[Figure scripts]
- - - -
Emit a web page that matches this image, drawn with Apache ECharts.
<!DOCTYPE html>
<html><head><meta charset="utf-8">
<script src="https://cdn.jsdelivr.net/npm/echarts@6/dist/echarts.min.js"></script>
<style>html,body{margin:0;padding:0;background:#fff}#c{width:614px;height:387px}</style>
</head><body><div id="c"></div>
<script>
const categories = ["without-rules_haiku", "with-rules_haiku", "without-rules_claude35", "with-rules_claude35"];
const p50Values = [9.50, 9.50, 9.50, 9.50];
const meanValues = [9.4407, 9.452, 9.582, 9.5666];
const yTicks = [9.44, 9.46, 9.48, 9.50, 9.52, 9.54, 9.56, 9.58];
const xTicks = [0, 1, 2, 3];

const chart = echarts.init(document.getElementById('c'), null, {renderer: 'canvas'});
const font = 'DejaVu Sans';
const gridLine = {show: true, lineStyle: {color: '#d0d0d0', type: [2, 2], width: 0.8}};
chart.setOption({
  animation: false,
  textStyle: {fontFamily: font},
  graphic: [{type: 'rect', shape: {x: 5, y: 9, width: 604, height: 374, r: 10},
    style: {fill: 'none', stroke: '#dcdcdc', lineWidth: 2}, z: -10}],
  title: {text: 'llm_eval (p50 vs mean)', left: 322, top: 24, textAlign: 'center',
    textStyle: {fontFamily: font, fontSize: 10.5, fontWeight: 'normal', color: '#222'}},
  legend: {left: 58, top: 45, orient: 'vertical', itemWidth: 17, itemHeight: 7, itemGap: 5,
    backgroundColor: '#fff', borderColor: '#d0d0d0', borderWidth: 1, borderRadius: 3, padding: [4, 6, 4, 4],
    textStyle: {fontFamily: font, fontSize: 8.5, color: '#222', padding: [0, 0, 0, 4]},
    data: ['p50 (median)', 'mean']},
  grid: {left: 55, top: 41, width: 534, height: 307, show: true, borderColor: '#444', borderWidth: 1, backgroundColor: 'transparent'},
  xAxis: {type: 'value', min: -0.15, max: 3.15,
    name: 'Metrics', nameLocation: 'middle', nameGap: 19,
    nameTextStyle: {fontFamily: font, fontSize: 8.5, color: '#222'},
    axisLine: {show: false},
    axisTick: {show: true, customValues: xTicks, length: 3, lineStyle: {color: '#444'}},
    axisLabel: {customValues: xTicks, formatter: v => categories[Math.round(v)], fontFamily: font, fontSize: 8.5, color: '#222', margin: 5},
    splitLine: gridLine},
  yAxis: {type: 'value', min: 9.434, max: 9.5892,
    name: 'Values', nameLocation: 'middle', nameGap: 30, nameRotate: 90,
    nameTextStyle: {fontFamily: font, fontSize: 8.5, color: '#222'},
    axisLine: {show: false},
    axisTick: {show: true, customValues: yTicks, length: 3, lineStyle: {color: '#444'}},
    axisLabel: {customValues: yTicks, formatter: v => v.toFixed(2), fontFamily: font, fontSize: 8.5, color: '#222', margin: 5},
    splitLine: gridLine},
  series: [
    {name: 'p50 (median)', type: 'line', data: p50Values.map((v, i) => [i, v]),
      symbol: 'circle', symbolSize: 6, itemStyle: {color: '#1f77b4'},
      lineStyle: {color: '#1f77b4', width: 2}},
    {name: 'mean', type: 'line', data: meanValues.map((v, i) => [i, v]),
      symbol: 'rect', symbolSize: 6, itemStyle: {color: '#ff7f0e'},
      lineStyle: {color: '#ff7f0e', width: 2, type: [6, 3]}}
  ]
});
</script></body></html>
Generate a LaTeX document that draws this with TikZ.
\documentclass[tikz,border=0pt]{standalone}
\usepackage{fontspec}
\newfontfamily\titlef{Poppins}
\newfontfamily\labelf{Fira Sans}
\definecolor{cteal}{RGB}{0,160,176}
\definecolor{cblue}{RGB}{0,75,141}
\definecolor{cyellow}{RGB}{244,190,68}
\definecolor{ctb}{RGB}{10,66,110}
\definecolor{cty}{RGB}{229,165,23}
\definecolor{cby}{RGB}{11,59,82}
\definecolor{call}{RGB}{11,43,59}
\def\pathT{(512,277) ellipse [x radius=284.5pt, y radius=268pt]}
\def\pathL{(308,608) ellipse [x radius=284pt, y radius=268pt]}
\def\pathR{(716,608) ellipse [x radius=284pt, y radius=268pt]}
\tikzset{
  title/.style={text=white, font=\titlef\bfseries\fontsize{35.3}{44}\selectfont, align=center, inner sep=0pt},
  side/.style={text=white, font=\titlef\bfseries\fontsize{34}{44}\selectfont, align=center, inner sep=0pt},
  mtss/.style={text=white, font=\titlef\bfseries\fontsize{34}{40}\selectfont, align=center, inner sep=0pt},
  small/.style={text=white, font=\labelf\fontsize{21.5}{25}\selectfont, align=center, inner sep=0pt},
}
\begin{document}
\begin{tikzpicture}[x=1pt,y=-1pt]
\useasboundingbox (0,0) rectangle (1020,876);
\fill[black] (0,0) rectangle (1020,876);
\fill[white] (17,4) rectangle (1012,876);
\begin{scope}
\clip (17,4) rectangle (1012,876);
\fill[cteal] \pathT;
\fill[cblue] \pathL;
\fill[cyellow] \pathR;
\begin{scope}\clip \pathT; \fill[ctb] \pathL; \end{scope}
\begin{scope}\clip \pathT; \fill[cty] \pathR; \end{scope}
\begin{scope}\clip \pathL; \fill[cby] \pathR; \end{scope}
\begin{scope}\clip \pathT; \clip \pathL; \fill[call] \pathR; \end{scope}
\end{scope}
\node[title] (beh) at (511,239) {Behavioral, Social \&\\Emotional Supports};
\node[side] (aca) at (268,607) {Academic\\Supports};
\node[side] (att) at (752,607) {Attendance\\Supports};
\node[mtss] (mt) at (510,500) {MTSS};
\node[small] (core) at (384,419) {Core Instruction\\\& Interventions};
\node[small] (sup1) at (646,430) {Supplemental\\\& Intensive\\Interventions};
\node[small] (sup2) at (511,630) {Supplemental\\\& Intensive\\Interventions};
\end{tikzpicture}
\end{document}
- - - -
● Given request: Output the complete data exactly as written.

● Answer to this task:
Emit a web page that matches this image, drawn with Apache ECharts.
<!DOCTYPE html>
<html><head><meta charset="utf-8">
<script src="https://cdn.jsdelivr.net/npm/echarts@6/dist/echarts.min.js"></script>
<style>html,body{margin:0;padding:0;background:#fff}#c{width:614px;height:387px}</style>
</head><body><div id="c"></div>
<script>
const categories = ["without-rules_haiku", "with-rules_haiku", "without-rules_claude35", "with-rules_claude35"];
const p50Values = [9.50, 9.50, 9.50, 9.50];
const meanValues = [9.4407, 9.452, 9.582, 9.5666];
const yTicks = [9.44, 9.46, 9.48, 9.50, 9.52, 9.54, 9.56, 9.58];
const xTicks = [0, 1, 2, 3];

const chart = echarts.init(document.getElementById('c'), null, {renderer: 'canvas'});
const font = 'DejaVu Sans';
const gridLine = {show: true, lineStyle: {color: '#d0d0d0', type: [2, 2], width: 0.8}};
chart.setOption({
  animation: false,
  textStyle: {fontFamily: font},
  graphic: [{type: 'rect', shape: {x: 5, y: 9, width: 604, height: 374, r: 10},
    style: {fill: 'none', stroke: '#dcdcdc', lineWidth: 2}, z: -10}],
  title: {text: 'llm_eval (p50 vs mean)', left: 322, top: 24, textAlign: 'center',
    textStyle: {fontFamily: font, fontSize: 10.5, fontWeight: 'normal', color: '#222'}},
  legend: {left: 58, top: 45, orient: 'vertical', itemWidth: 17, itemHeight: 7, itemGap: 5,
    backgroundColor: '#fff', borderColor: '#d0d0d0', borderWidth: 1, borderRadius: 3, padding: [4, 6, 4, 4],
    textStyle: {fontFamily: font, fontSize: 8.5, color: '#222', padding: [0, 0, 0, 4]},
    data: ['p50 (median)', 'mean']},
  grid: {left: 55, top: 41, width: 534, height: 307, show: true, borderColor: '#444', borderWidth: 1, backgroundColor: 'transparent'},
  xAxis: {type: 'value', min: -0.15, max: 3.15,
    name: 'Metrics', nameLocation: 'middle', nameGap: 19,
    nameTextStyle: {fontFamily: font, fontSize: 8.5, color: '#222'},
    axisLine: {show: false},
    axisTick: {show: true, customValues: xTicks, length: 3, lineStyle: {color: '#444'}},
    axisLabel: {customValues: xTicks, formatter: v => categories[Math.round(v)], fontFamily: font, fontSize: 8.5, color: '#222', margin: 5},
    splitLine: gridLine},
  yAxis: {type: 'value', min: 9.434, max: 9.5892,
    name: 'Values', nameLocation: 'middle', nameGap: 30, nameRotate: 90,
    nameTextStyle: {fontFamily: font, fontSize: 8.5, color: '#222'},
    axisLine: {show: false},
    axisTick: {show: true, customValues: yTicks, length: 3, lineStyle: {color: '#444'}},
    axisLabel: {customValues: yTicks, formatter: v => v.toFixed(2), fontFamily: font, fontSize: 8.5, color: '#222', margin: 5},
    splitLine: gridLine},
  series: [
    {name: 'p50 (median)', type: 'line', data: p50Values.map((v, i) => [i, v]),
      symbol: 'circle', symbolSize: 6, itemStyle: {color: '#1f77b4'},
      lineStyle: {color: '#1f77b4', width: 2}},
    {name: 'mean', type: 'line', data: meanValues.map((v, i) => [i, v]),
      symbol: 'rect', symbolSize: 6, itemStyle: {color: '#ff7f0e'},
      lineStyle: {color: '#ff7f0e', width: 2, type: [6, 3]}}
  ]
});
</script></body></html>
Generate a LaTeX document that draws this with TikZ.
\documentclass[tikz,border=0pt]{standalone}
\usepackage{fontspec}
\newfontfamily\titlef{Poppins}
\newfontfamily\labelf{Fira Sans}
\definecolor{cteal}{RGB}{0,160,176}
\definecolor{cblue}{RGB}{0,75,141}
\definecolor{cyellow}{RGB}{244,190,68}
\definecolor{ctb}{RGB}{10,66,110}
\definecolor{cty}{RGB}{229,165,23}
\definecolor{cby}{RGB}{11,59,82}
\definecolor{call}{RGB}{11,43,59}
\def\pathT{(512,277) ellipse [x radius=284.5pt, y radius=268pt]}
\def\pathL{(308,608) ellipse [x radius=284pt, y radius=268pt]}
\def\pathR{(716,608) ellipse [x radius=284pt, y radius=268pt]}
\tikzset{
  title/.style={text=white, font=\titlef\bfseries\fontsize{35.3}{44}\selectfont, align=center, inner sep=0pt},
  side/.style={text=white, font=\titlef\bfseries\fontsize{34}{44}\selectfont, align=center, inner sep=0pt},
  mtss/.style={text=white, font=\titlef\bfseries\fontsize{34}{40}\selectfont, align=center, inner sep=0pt},
  small/.style={text=white, font=\labelf\fontsize{21.5}{25}\selectfont, align=center, inner sep=0pt},
}
\begin{document}
\begin{tikzpicture}[x=1pt,y=-1pt]
\useasboundingbox (0,0) rectangle (1020,876);
\fill[black] (0,0) rectangle (1020,876);
\fill[white] (17,4) rectangle (1012,876);
\begin{scope}
\clip (17,4) rectangle (1012,876);
\fill[cteal] \pathT;
\fill[cblue] \pathL;
\fill[cyellow] \pathR;
\begin{scope}\clip \pathT; \fill[ctb] \pathL; \end{scope}
\begin{scope}\clip \pathT; \fill[cty] \pathR; \end{scope}
\begin{scope}\clip \pathL; \fill[cby] \pathR; \end{scope}
\begin{scope}\clip \pathT; \clip \pathL; \fill[call] \pathR; \end{scope}
\end{scope}
\node[title] (beh) at (511,239) {Behavioral, Social \&\\Emotional Supports};
\node[side] (aca) at (268,607) {Academic\\Supports};
\node[side] (att) at (752,607) {Attendance\\Supports};
\node[mtss] (mt) at (510,500) {MTSS};
\node[small] (core) at (384,419) {Core Instruction\\\& Interventions};
\node[small] (sup1) at (646,430) {Supplemental\\\& Intensive\\Interventions};
\node[small] (sup2) at (511,630) {Supplemental\\\& Intensive\\Interventions};
\end{tikzpicture}
\end{document}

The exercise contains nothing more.